I curate and write for Motherlodetv.net. We specialize in TSX-V stocks.
For Motherlodetv I try to be pretty objective, positive and non-promotional about junior exploration and development companies.
In this substack I want to step out from that objective perspective. There are companies I love, am invested in or want to be invested in, and think make a lot of sense.
At the moment, the junior market is in the dumps. It happens. I don’t even like looking at my investment accounts. I’ve lost a bunch of money. Or I would if I sold at the moment.
Which is part of the business. The fun stuff occurs in the weird world of the TSX-V where stocks can drop 50% because it’s Tuesday. They can also rise 500% because it’s Thursday.
So, for this, my first Substack post a few things I believe:
I am not smart enough or wired enough to “trade” stocks. I buy stories. Then I hold.
A good story is about a) management, b) prospective property, c) exectution.
Most TSX-V plays do not pay off. If you run 10:1 losers to winners you are doing well.
In a bad market - like the one we are in - great news is a liquidity event and the stock is not going to move much. Bad news is a capitulation event and the stock will go down.
Real value will reveal itself. The $ELO.V blob of #tin will find its actual value over time. (Wish I had got that at the $0.20 I first heard about it.)
The Venture, while it looks a lot like a casino, can be realistically valued…or, rather, Venture companies can.
“Bingos” happen. So do five year plays going from $0.20 to $5.00.
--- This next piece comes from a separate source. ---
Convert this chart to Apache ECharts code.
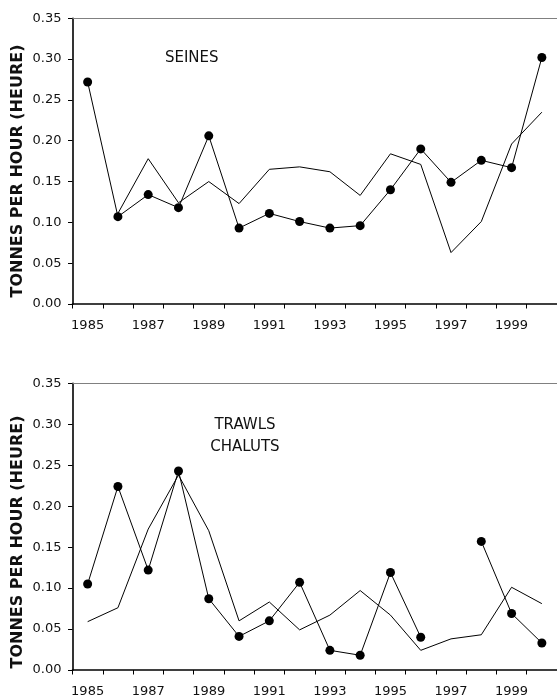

Take your money off the table: I have several companies where, frankly, my current investment is zero because, when they doubled or tripled, I sold a part of my position.
No one knows anything. So says Bob Moriarty at 321Gold.com. He’s not wrong. So, do your own due diligence. An hour poking around the net and a call to the CEO will give you a bit to work with.
Cleverly balanced portfolios are a very good idea. The TSX-V and other markets for juniors are not for your necessary, cautious, money. They are for that 10% of your holdings which you like to play with. Making 110K on a $2000 investment does not happen often, but when it does it is grand fun.
I’ll try to write regularly. Right now there are a lot of oversold juniors. If I write fast enough, chances are I will be right on a lot of companies simply because they are trading at really silly numbers.
[Disclaimer: This is not investment advice. I am not an investment professional. I am down about 30% at the moment. I will write about companies that I hold. I will disclose any holdings. Do your own due diligence. Do it hard. Call the CEO.
I currently own shares in $ELO.V which I intend to hold but which I may sell at any time.]